Major forces are reshaping how, what and where we learn
Digital learning, automation and the expectations of an increasingly diverse student body are affecting how, what and where we learn. At the same time, the growing demand for life-long learning and a renewed interest in face-to-face experiences are giving higher education environments a new relevance.
The Campus of the Future report examines the key trends affecting the design, operation and experience of higher education campuses, highlighting global best practices from the education sector.
Universities are the backbone of innovation for regional economies. Understanding how technological advances and social trends are shaping future higher education campuses is key to supporting our clients.”
The report highlights a number of approaches they should consider including:
- Blurring the ‘learn-life’ boundaries – the boundaries between life and learning are continuously blurring. This, together with increased autonomy of students to choose where and how they want to research or study, is leading to a need to offer a holistic work-life experience on campus. Integrating lockers for online shopping, grocery deliveries, childcare or laundry services can help facilitate the more mundane aspects of student life, increasing the time they spend on meaningful activities on campus.
- Buildings that are flexible by design – there is the need to design spaces that can be transformed on a regular basis, in line with ever-changing curricula and the requirements of students, departments and industry partners. The report identifies advanced techniques such as digital fabrication and 3D printing as enabling this, making it easier to design structures that can be constructed, deconstructed and then reconstructed. Design strategies should consider the entire life cycle of buildings and look to create adaptable layers that can be easily separated, moved and modified.
- Making waste work – the report highlights universities as ideal environments for turning more waste into a resource. For example, by-products such as heat can be used by other facilities while solutions such as blue roofs can help harvest rainwater. As decreasing public expenditure impacts many facilities, these design strategies will be essential for future-proofing the financial performance of a campus.

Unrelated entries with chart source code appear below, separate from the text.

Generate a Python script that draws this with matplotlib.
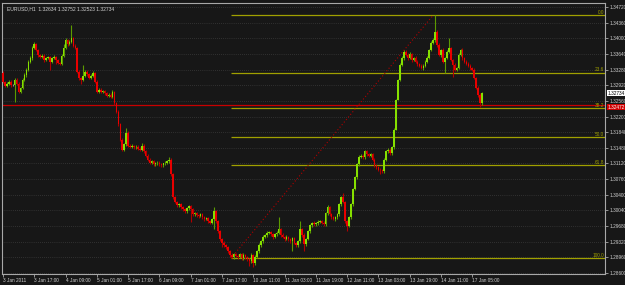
import matplotlib
matplotlib.use('Agg')
import matplotlib.pyplot as plt

# EURUSD H1, 3 Jan - 17 Jan 2011
first_open = 1.3321
close = [
    1.3300, 1.3291, 1.3295, 1.3300, 1.3293, 1.3293, 1.3305, 1.3295, 1.3277, 1.3286,
    1.3305, 1.3316, 1.3328, 1.3346, 1.3355, 1.3378, 1.3387, 1.3373, 1.3362, 1.3357,
    1.3360, 1.3350, 1.3355, 1.3357, 1.3346, 1.3355, 1.3357, 1.3350, 1.3344, 1.3341,
    1.3360, 1.3378, 1.3396, 1.3387, 1.3392, 1.3401, 1.3383, 1.3378, 1.3323, 1.3309,
    1.3305, 1.3314, 1.3323, 1.3318, 1.3309, 1.3314, 1.3321, 1.3300, 1.3277, 1.3282,
    1.3277, 1.3279, 1.3273, 1.3268, 1.3270, 1.3266, 1.3277, 1.3250, 1.3231, 1.3202,
    1.3167, 1.3144, 1.3156, 1.3183, 1.3153, 1.3151, 1.3153, 1.3149, 1.3151, 1.3146,
    1.3144, 1.3153, 1.3140, 1.3130, 1.3121, 1.3114, 1.3117, 1.3110, 1.3112, 1.3114,
    1.3110, 1.3108, 1.3112, 1.3114, 1.3117, 1.3121, 1.3087, 1.3034, 1.3023, 1.3016,
    1.3018, 1.3011, 1.3007, 1.3002, 1.3009, 1.3014, 1.3007, 1.2995, 1.2997, 1.2993,
    1.2991, 1.2995, 1.2988, 1.2984, 1.2986, 1.2979, 1.2975, 1.2984, 1.3002, 1.2979,
    1.2956, 1.2938, 1.2929, 1.2924, 1.2920, 1.2910, 1.2901, 1.2897, 1.2904, 1.2899,
    1.2897, 1.2904, 1.2894, 1.2901, 1.2897, 1.2892, 1.2887, 1.2901, 1.2883, 1.2897,
    1.2910, 1.2924, 1.2933, 1.2943, 1.2947, 1.2952, 1.2954, 1.2949, 1.2943, 1.2949,
    1.2952, 1.2961, 1.2947, 1.2943, 1.2938, 1.2943, 1.2938, 1.2933, 1.2940, 1.2929,
    1.2924, 1.2933, 1.2961, 1.2947, 1.2926, 1.2938, 1.2956, 1.2970, 1.2975, 1.2972,
    1.2975, 1.2977, 1.2979, 1.2975, 1.2972, 1.2997, 1.3011, 1.2995, 1.2988, 1.2984,
    1.2988, 1.2995, 1.3018, 1.3034, 1.3023, 1.2979, 1.2968, 1.2988, 1.3018, 1.3053,
    1.3080, 1.3110, 1.3128, 1.3130, 1.3126, 1.3140, 1.3133, 1.3130, 1.3133, 1.3121,
    1.3108, 1.3103, 1.3098, 1.3096, 1.3094, 1.3121, 1.3140, 1.3144, 1.3135, 1.3149,
    1.3190, 1.3259, 1.3305, 1.3339, 1.3355, 1.3369, 1.3362, 1.3355, 1.3364, 1.3350,
    1.3355, 1.3346, 1.3341, 1.3337, 1.3332, 1.3337, 1.3346, 1.3355, 1.3373, 1.3389,
    1.3396, 1.3415, 1.3385, 1.3362, 1.3373, 1.3346, 1.3355, 1.3369, 1.3378, 1.3350,
    1.3339, 1.3328, 1.3332, 1.3362, 1.3373, 1.3355, 1.3346, 1.3341, 1.3337, 1.3332,
    1.3328, 1.3309, 1.3286, 1.3270, 1.3250, 1.3273,
]
# wick lengths above / below the body, in pips
upper_wick = [
    3, 2, 4, 3, 3, 2, 3, 3, 4, 3,   3, 4, 3, 4, 5, 4, 5, 3, 3, 2,
    4, 3, 3, 3, 2, 3, 4, 2, 3, 2,   3, 8, 4, 3, 4, 30, 3, 3, 2, 3,
    3, 25, 4, 3, 3, 3, 3, 2, 3, 4,  3, 3, 2, 3, 3, 3, 4, 2, 3, 3,
    3, 4, 3, 11, 3, 3, 3, 2, 3, 3,  3, 7, 3, 2, 3, 3, 3, 2, 3, 3,
    3, 3, 2, 3, 4, 7, 3, 3, 4, 3,   3, 4, 3, 3, 4, 3, 3, 3, 4, 3,
    3, 3, 4, 3, 3, 3, 4, 3, 11, 3,  3, 3, 3, 4, 3, 3, 3, 4, 3, 3,
    4, 3, 3, 4, 3, 3, 3, 4, 3, 4,   3, 4, 3, 4, 3, 4, 3, 3, 4, 3,
    4, 27, 3, 4, 3, 4, 3, 3, 4, 3,  3, 4, 18, 3, 4, 3, 4, 3, 3, 4,
    3, 4, 3, 3, 4, 3, 6, 3, 3, 4,   3, 4, 3, 3, 11, 3, 4, 3, 3, 3,
    3, 3, 4, 3, 4, 3, 4, 3, 3, 3,   3, 3, 4, 3, 3, 3, 4, 3, 4, 3,
    3, 2, 2, 3, 4, 3, 4, 3, 4, 3,   3, 4, 3, 3, 4, 3, 3, 4, 3, 5,
    4, 38, 5, 4, 3, 4, 3, 4, 23, 3, 3, 4, 3, 4, 3, 4, 3, 3, 4, 3,
    3, 3, 3, 4, 3, 3,
]
lower_wick = [
    3, 4, 3, 3, 4, 3, 40, 3, 4, 3,  3, 3, 4, 3, 3, 4, 3, 3, 4, 3,
    3, 4, 3, 3, 18, 3, 3, 10, 4, 3, 3, 3, 3, 4, 3, 3, 4, 3, 3, 4,
    11, 3, 3, 4, 3, 3, 3, 4, 3, 3,  4, 3, 3, 4, 3, 3, 3, 3, 4, 3,
    4, 3, 3, 3, 4, 3, 3, 4, 3, 3,   3, 3, 4, 3, 3, 4, 3, 3, 4, 3,
    3, 4, 3, 3, 3, 3, 4, 4, 3, 4,   3, 3, 4, 3, 3, 3, 30, 4, 3, 3,
    4, 3, 3, 4, 3, 4, 3, 3, 23, 4,  3, 4, 10, 3, 4, 3, 4, 3, 4, 3,
    4, 3, 4, 3, 4, 4, 10, 3, 9, 4,  3, 3, 4, 3, 3, 4, 3, 3, 4, 3,
    3, 3, 4, 3, 4, 3, 4, 3, 23, 3,  4, 3, 4, 3, 16, 4, 3, 3, 4, 3,
    3, 4, 3, 3, 4, 3, 3, 4, 3, 3,   4, 3, 3, 4, 3, 4, 11, 3, 3, 3,
    3, 3, 4, 3, 3, 4, 3, 3, 4, 3,   3, 4, 3, 8, 3, 4, 3, 3, 4, 3,
    3, 2, 2, 3, 3, 4, 3, 4, 3, 4,   3, 3, 4, 3, 3, 4, 3, 3, 3, 3,
    3, 4, 4, 3, 4, 3, 25, 3, 3, 3,  27, 3, 4, 3, 3, 4, 3, 3, 3, 4,
    3, 3, 3, 4, 9, 3,
]

title_text = "EURUSD,H1  1.32634 1.32752 1.32523 1.32734"
x_tick_bars = [0, 16, 32, 48, 64, 80, 96, 112, 128, 144, 160, 176, 192, 208, 224, 240]
x_tick_labels = ["3 Jan 2011", "3 Jan 17:00", "4 Jan 09:00", "5 Jan 01:00", "5 Jan 17:00",
                 "6 Jan 09:00", "7 Jan 01:00", "7 Jan 17:00", "10 Jan 11:00", "11 Jan 03:00",
                 "11 Jan 19:00", "12 Jan 11:00", "13 Jan 03:00", "13 Jan 19:00",
                 "14 Jan 11:00", "17 Jan 05:00"]
y_ticks = [1.28600, 1.28960, 1.29320, 1.29680, 1.30040, 1.30400, 1.30760, 1.31120,
           1.31480, 1.31840, 1.32200, 1.32560, 1.32920, 1.33280, 1.33640, 1.34000,
           1.34360, 1.34720]

# fibonacci retracement drawn on the chart
fib_low = 1.2894
fib_high = 1.3453
fib_start_bar = 116.6
fib_end_bar = 220
fib_levels = [0.0, 23.6, 38.2, 50.0, 61.8, 100.0]
red_line = 1.32472
last_price = 1.32734

BG = '#171717'
UP = '#86e000'
DOWN = '#e80000'
UP_WICK = '#5c9a00'
DOWN_WICK = '#b00000'
FIB = '#a0a000'
TXT = '#d0d0d0'
small = ['Liberation Sans', 'DejaVu Sans']
FS = 3.4

opens = [first_open] + close[:-1]
bars = list(range(len(close)))
highs, lows, body_bottom, body_height, body_col, wick_col = [], [], [], [], [], []
for o, c, uw, lw in zip(opens, close, upper_wick, lower_wick):
    highs.append(max(o, c) + uw * 0.0001)
    lows.append(min(o, c) - lw * 0.0001)
    body_bottom.append(min(o, c))
    body_height.append(max(abs(c - o), 0.00006))
    if c > o:
        body_col.append(UP); wick_col.append(UP_WICK)
    elif c < o:
        body_col.append(DOWN); wick_col.append(DOWN_WICK)
    else:
        body_col.append('#c8c8c8'); wick_col.append('#909090')

fig = plt.figure(figsize=(6.25, 2.85), dpi=100, facecolor=BG)
ax = fig.add_axes([2 / 625, 11.5 / 285, 603 / 625, 270.5 / 285])
ax.set_facecolor(BG)

ax.set_xlim(-0.5, 307.9)
ax.set_ylim(1.28590, 1.34811)

# grid
for t in y_ticks:
    ax.axhline(t, color='#4a4a4a', lw=0.5, ls=(0, (1, 2)), zorder=0)

# candles
ax.vlines(bars, lows, highs, colors=wick_col, lw=0.8, zorder=2)
ax.bar(bars, body_height, bottom=body_bottom, width=0.8, color=body_col,
       linewidth=0, zorder=3)

# fibonacci levels
for lvl in fib_levels:
    price = fib_high - lvl / 100 * (fib_high - fib_low)
    ax.hlines(price, fib_start_bar, 307.9, color=FIB, lw=0.9, zorder=1)
    ax.text(307.5, price + 0.00005, f"{lvl:.1f}", color=FIB, fontsize=FS,
            family=small, ha='right', va='bottom', zorder=4)
ax.plot([fib_start_bar, fib_end_bar], [fib_low, fib_high], color='#b00000',
        lw=0.8, ls=(0, (1, 2)), zorder=1)

ax.axhline(red_line, color='#c80000', lw=0.9, zorder=1)

ax.text(2, 1.3468, title_text, color=TXT, fontsize=3.6, family=small,
        ha='left', va='center')

# axes styling
for s in ax.spines.values():
    s.set_color('#a8a8a8')
    s.set_linewidth(0.8)
ax.yaxis.tick_right()
ax.set_yticks(y_ticks)
ax.set_yticklabels([f"{t:.5f}" for t in y_ticks], family=small)
ax.set_xticks(x_tick_bars)
ax.set_xticklabels(x_tick_labels, ha='left', family=small)
ax.tick_params(axis='both', colors='#a8a8a8', labelcolor=TXT, labelsize=FS,
               length=2, width=0.6, pad=1)

# price markers on the scale
trans = ax.get_yaxis_transform()
ax.text(1.004, last_price, f"{last_price:.5f}", transform=trans, fontsize=FS,
        family=small, color='black', ha='left', va='center',
        bbox=dict(boxstyle='square,pad=0.08', fc='white', ec='none'), clip_on=False)
ax.text(1.004, red_line - 0.00003, f"{red_line:.5f}", transform=trans, fontsize=FS,
        family=small, color='white', ha='left', va='top',
        bbox=dict(boxstyle='square,pad=0.08', fc='#d00000', ec='none'), clip_on=False)

fig.savefig('out.png', dpi=100, facecolor=BG)
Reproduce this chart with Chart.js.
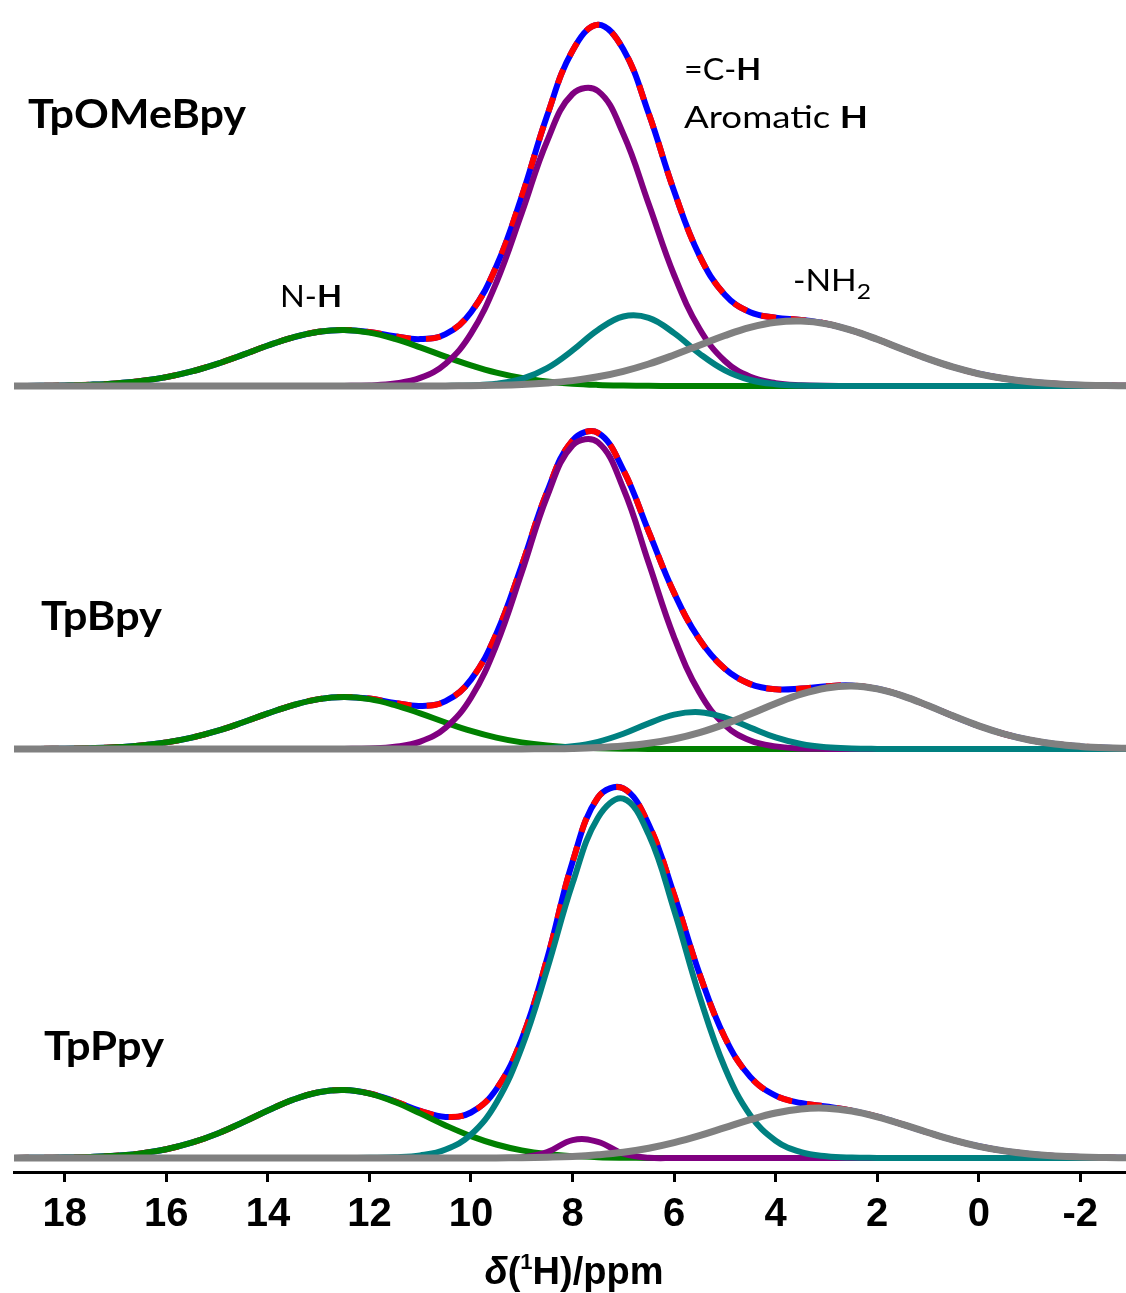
<!DOCTYPE html>
<html>
<head>
<meta charset="utf-8">
<script src="https://cdn.jsdelivr.net/npm/chart.js@4.4.1/dist/chart.umd.min.js"></script>
<style>
    html, body { margin: 0; padding: 0; background: #ffffff; }
    canvas { display: block; }
</style>
</head>
<body>
<canvas id="nmr_chart" width="1126" height="1293"></canvas>
<script>
// chemical shift grid (ppm) shared by all curves
const ppm = [19, 18.5, 18, 17.5, 17, 16.5, 16, 15.5, 15, 14.5, 14, 13.5, 13, 12.5, 12, 11.5, 11, 10.5, 10, 9.5,
    9, 8.5, 8, 7.5, 7, 6.5, 6, 5.5, 5, 4.5, 4, 3.5, 3, 2.5, 2, 1.5, 1, 0.5, 0, -0.5, -1, -1.5, -2, -2.5, -3];
const xTicks = [18, 16, 14, 12, 10, 8, 6, 4, 2, 0, -2];

const panelNames = ["TpOMeBpy", "TpBpy", "TpPpy"];
// baseline of each spectrum on the shared intensity axis
const panelOffsets = [786, 423, 14];

// TpOMeBpy
const omeTotal = [0, 0.2, 0.6, 1.3, 2.6, 5, 8.9, 14.6, 22.2, 31.1, 40.5, 48.7, 54.3, 56.1, 54, 49.7, 46.9, 51.8, 73.8, 119.7,
    189.6, 270.4, 335.3, 361.3, 336.7, 272.4, 194.9, 130.4, 91.2, 73.8, 68.4, 66.1, 62.3, 55.6, 46.7, 36.8, 27.2, 18.8, 12.2, 7.5, 4.3, 2.3, 1.1, 0.5, 0.2];
const omeNH = [0, 0.2, 0.6, 1.3, 2.6, 5, 8.9, 14.6, 22.2, 31.1, 40.5, 48.7, 54.3, 56, 53.4, 47.2, 38.7, 29.3, 20.6, 13.3,
    8, 4.5, 2.3, 1.1, 0.5, 0.2, 0, 0, 0, 0, 0, 0, 0, 0, 0, 0, 0, 0, 0, 0, 0, 0, 0, 0, 0];
const omeCH = [0, 0, 0, 0, 0, 0, 0, 0, 0, 0, 0, 0, 0, 0.1, 0.6, 2.5, 8.1, 22.3, 52.3, 103.5,
    173, 245, 292, 295, 252, 182, 111, 57.2, 25, 9.2, 2.9, 0.8, 0.2, 0, 0, 0, 0, 0, 0, 0, 0, 0, 0, 0, 0];
const omeArH = [0, 0, 0, 0, 0, 0, 0, 0, 0, 0, 0, 0, 0, 0, 0, 0, 0, 0.1, 0.6, 2.2,
    7.1, 17.9, 35.6, 56, 69.5, 68.2, 52.9, 32.4, 15.7, 6, 1.8, 0.4, 0.1, 0, 0, 0, 0, 0, 0, 0, 0, 0, 0, 0, 0];
const omeNH2 = [0, 0, 0, 0, 0, 0, 0, 0, 0, 0, 0, 0, 0, 0, 0, 0, 0.1, 0.1, 0.3, 0.7,
    1.5, 3, 5.4, 9.2, 14.7, 22, 31, 40.8, 50.5, 58.6, 63.7, 64.9, 62.1, 55.6, 46.7, 36.8, 27.2, 18.8, 12.2, 7.5, 4.3, 2.3, 1.1, 0.5, 0.2];

// TpBpy
const bpyTotal = [0, 0.1, 0.3, 0.8, 1.7, 3.5, 6.6, 11.4, 18.1, 26.5, 35.6, 43.9, 49.9, 52.1, 50.4, 46.1, 43, 47.8, 69.4, 115.3,
    183.5, 257.3, 308.6, 316.2, 279, 217.4, 156.1, 109.6, 80.2, 64.9, 59.7, 60.4, 62.8, 63.5, 60.2, 53.2, 43.5, 32.9, 23.1, 15, 9, 5, 2.6, 1.2, 0.5];
const bpyNH = [0, 0.1, 0.3, 0.8, 1.7, 3.5, 6.6, 11.4, 18.1, 26.5, 35.6, 43.9, 49.9, 52, 49.9, 43.9, 35.6, 26.5, 18.1, 11.4,
    6.6, 3.5, 1.7, 0.8, 0.3, 0.1, 0, 0, 0, 0, 0, 0, 0, 0, 0, 0, 0, 0, 0, 0, 0, 0, 0, 0, 0];
const bpyCH = [0, 0, 0, 0, 0, 0, 0, 0, 0, 0, 0, 0, 0, 0.1, 0.5, 2.2, 7.4, 21.3, 51.3, 103.9,
    176.6, 252.7, 303.6, 306.8, 260.5, 186, 111.7, 56.4, 23.9, 8.5, 2.6, 0.6, 0.1, 0, 0, 0, 0, 0, 0, 0, 0, 0, 0, 0, 0];
const bpyArH = [0, 0, 0, 0, 0, 0, 0, 0, 0, 0, 0, 0, 0, 0, 0, 0, 0, 0, 0, 0,
    0.2, 0.8, 2.7, 7.2, 15.2, 25.6, 34.4, 36.8, 31.4, 21.4, 11.6, 5, 1.7, 0.5, 0.1, 0, 0, 0, 0, 0, 0, 0, 0, 0, 0];
const bpyNH2 = [0, 0, 0, 0, 0, 0, 0, 0, 0, 0, 0, 0, 0, 0, 0, 0, 0, 0, 0, 0,
    0.1, 0.3, 0.6, 1.4, 3, 5.7, 10, 16.4, 24.9, 35, 45.5, 54.8, 61, 63, 60.1, 53.2, 43.5, 32.9, 23.1, 15, 9, 5, 2.6, 1.2, 0.5];

// TpPpy
const ppyTotal = [0.1, 0.2, 0.4, 1, 2.2, 4.6, 8.8, 15.3, 24.3, 35.5, 47.5, 58.4, 65.8, 68, 64.6, 56.7, 47.2, 41.1, 45.5, 68.9,
    119, 199.4, 296, 360.5, 369.6, 333.5, 263.2, 184.3, 120.5, 81.1, 62.3, 55, 51.6, 47.4, 41.3, 33.6, 25.5, 17.9, 11.7, 7.1, 4, 2.1, 1, 0.5, 0.2];
const ppyNH = [0.1, 0.2, 0.4, 1, 2.2, 4.6, 8.8, 15.3, 24.3, 35.5, 47.5, 58.4, 65.8, 68, 64.4, 56, 44.6, 32.6, 21.9, 13.5,
    7.6, 3.9, 1.9, 0.8, 0.3, 0.1, 0, 0, 0, 0, 0, 0, 0, 0, 0, 0, 0, 0, 0, 0, 0, 0, 0, 0, 0];
const ppyCH = [0, 0, 0, 0, 0, 0, 0, 0, 0, 0, 0, 0, 0, 0, 0, 0, 0, 0, 0, 0,
    0.5, 5.8, 17.9, 16.2, 4.3, 0.3, 0, 0, 0, 0, 0, 0, 0, 0, 0, 0, 0, 0, 0, 0, 0, 0, 0, 0, 0];
const ppyArH = [0, 0, 0, 0, 0, 0, 0, 0, 0, 0, 0, 0, 0, 0, 0.2, 0.7, 2.6, 8.5, 23.5, 55.3,
    110.6, 188.9, 274.6, 340.3, 359.3, 323.4, 247.9, 162, 90.2, 42.8, 17.3, 5.9, 1.8, 0.4, 0.1, 0, 0, 0, 0, 0, 0, 0, 0, 0, 0];
const ppyNH2 = [0, 0, 0, 0, 0, 0, 0, 0, 0, 0, 0, 0, 0, 0, 0, 0, 0, 0, 0.1, 0.1,
    0.3, 0.8, 1.6, 3.2, 5.7, 9.7, 15.3, 22.3, 30.3, 38.3, 45, 49.1, 49.8, 47, 41.2, 33.6, 25.5, 17.9, 11.7, 7.1, 4, 2.1, 1, 0.5, 0.2];

const panels = [
    { total: omeTotal, nh: omeNH, ch: omeCH, ar: omeArH, nh2: omeNH2 },
    { total: bpyTotal, nh: bpyNH, ch: bpyCH, ar: bpyArH, nh2: bpyNH2 },
    { total: ppyTotal, nh: ppyNH, ch: ppyCH, ar: ppyArH, nh2: ppyNH2 }
];

function toPoints(values, offset) {
    return values.map((v, i) => ({ x: ppm[i], y: v + offset }));
}

function buildDatasets() {
    let sets = [];
    panels.forEach((p, i) => {
        let off = panelOffsets[i];
        sets.push({ label: panelNames[i] + " exp", data: toPoints(p.total, off), borderColor: "#0000ff", borderWidth: 6, order: 6 });
        sets.push({ label: panelNames[i] + " fit", data: toPoints(p.total, off), borderColor: "#ff0000", borderWidth: 6, borderDash: [15, 15], order: 5 });
        sets.push({ label: "N-H", data: toPoints(p.nh, off), borderColor: "#008000", borderWidth: 6, order: 4 });
        sets.push({ label: "=C-H", data: toPoints(p.ch, off), borderColor: "#800080", borderWidth: 6, order: 3 });
        sets.push({ label: "Aromatic H", data: toPoints(p.ar, off), borderColor: "#008080", borderWidth: 6, order: 2 });
        sets.push({ label: "-NH2", data: toPoints(p.nh2, off), borderColor: "#808080", borderWidth: 7, order: 1 });
    });
    return sets;
}

// draws mixed-weight text squeezed to a given width
function drawParts(ctx, parts, x, y, width) {
    let total = 0;
    parts.forEach(pt => {
        ctx.font = pt.font;
        pt.w = ctx.measureText(pt.text).width;
        total += pt.w;
    });
    ctx.save();
    ctx.translate(x, y);
    ctx.scale(width / total, 1);
    let cx = 0;
    parts.forEach(pt => {
        ctx.font = pt.font;
        ctx.fillText(pt.text, cx, pt.dy || 0);
        cx += pt.w;
    });
    ctx.restore();
}

const labelPlugin = {
    id: "labels",
    afterDraw(chart) {
        let ctx = chart.ctx;
        ctx.save();
        ctx.fillStyle = "#000000";
        ctx.textBaseline = "alphabetic";
        ctx.textAlign = "left";
        let big = "bold 40px Lato";
        drawParts(ctx, [{ text: panelNames[0], font: big }], 28, 128, 218);
        drawParts(ctx, [{ text: panelNames[1], font: big }], 41, 630, 121);
        drawParts(ctx, [{ text: panelNames[2], font: big }], 44, 1060, 120);

        let reg = "30px Lato";
        let bold = "bold 30px Lato";
        drawParts(ctx, [{ text: "N-", font: reg }, { text: "H", font: bold }], 280, 307, 62);
        drawParts(ctx, [{ text: "=C-", font: reg }, { text: "H", font: bold }], 684, 80, 77);
        drawParts(ctx, [{ text: "Aromatic ", font: reg }, { text: "H", font: bold }], 684, 128, 184);
        drawParts(ctx, [{ text: "-NH", font: reg }, { text: "2", font: "22px Lato", dy: 8 }], 793, 291, 78);

        // axis title
        let f = "bold 38px 'Liberation Sans', Arial, sans-serif";
        let parts = [
            { text: "δ", font: "italic " + f },
            { text: "(", font: f },
            { text: "1", font: "bold 22px 'Liberation Sans', Arial, sans-serif", dy: -15 },
            { text: "H)/ppm", font: f }
        ];
        let w = 0;
        parts.forEach(pt => { ctx.font = pt.font; w += ctx.measureText(pt.text).width; });
        drawParts(ctx, parts, 574 - w / 2, 1284, w);
        ctx.restore();
    }
};

function createChart() {
    let canvas = document.getElementById("nmr_chart");
    const config = {
        type: "line",
        data: { datasets: buildDatasets() },
        options: {
            responsive: false,
            animation: false,
            layout: { padding: { left: 14, right: 0, top: 0, bottom: 45 } },
            elements: {
                point: { radius: 0 },
                line: { tension: 0.4, fill: false }
            },
            plugins: {
                legend: { display: false },
                tooltip: { enabled: false }
            },
            scales: {
                x: {
                    type: "linear",
                    reverse: true,
                    min: -2.9,
                    max: 19,
                    afterBuildTicks: scale => {
                        scale.ticks = xTicks.map(v => ({ value: v }));
                    },
                    ticks: {
                        color: "#000000",
                        padding: 9,
                        maxRotation: 0,
                        font: { family: "'Liberation Sans', Arial, sans-serif", size: 40, weight: "bold" },
                        callback: v => String(v)
                    },
                    grid: {
                        drawOnChartArea: false,
                        drawTicks: true,
                        tickLength: 10,
                        tickWidth: 3,
                        tickColor: "#000000"
                    },
                    border: { display: true, color: "#000000", width: 3 }
                },
                y: {
                    display: false,
                    min: 0,
                    max: 1172
                }
            }
        },
        plugins: [labelPlugin]
    };
    new Chart(canvas, config);
}

createChart();
</script>
</body>
</html>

- Using data to maximise facilities – one major issue for universities is the low use-rate of spaces and facilities. A campus-wide Internet of Things network, supported by AI and machine learning algorithms, can help address this – allowing a diverse range of real-time data to be gathered and assimilated. From real-time building usage data, to environmental data such as air quality and footfall, Higher Education providers will know in advance which facilities are used across daily, weekly or monthly cycles. This will allow them to maximise resource consumption and make their facilities available to private or public organisations, using a model similar to the likes of WeWork.
- Being a catalyst for innovation – academic institutions have a key role to play in facilitating the creation and diffusion of knowledge. Proximity to the local business community can help foster regional innovation and provide employment and learning opportunities for students. To enable both cross-departmental and external collaboration, buildings should be open and inviting with multi-functional and adaptable spaces for co-working.
Brave new approaches to resource management, sustained by automation and innovative technology, will be key to future proofing these facilities now and in the future.”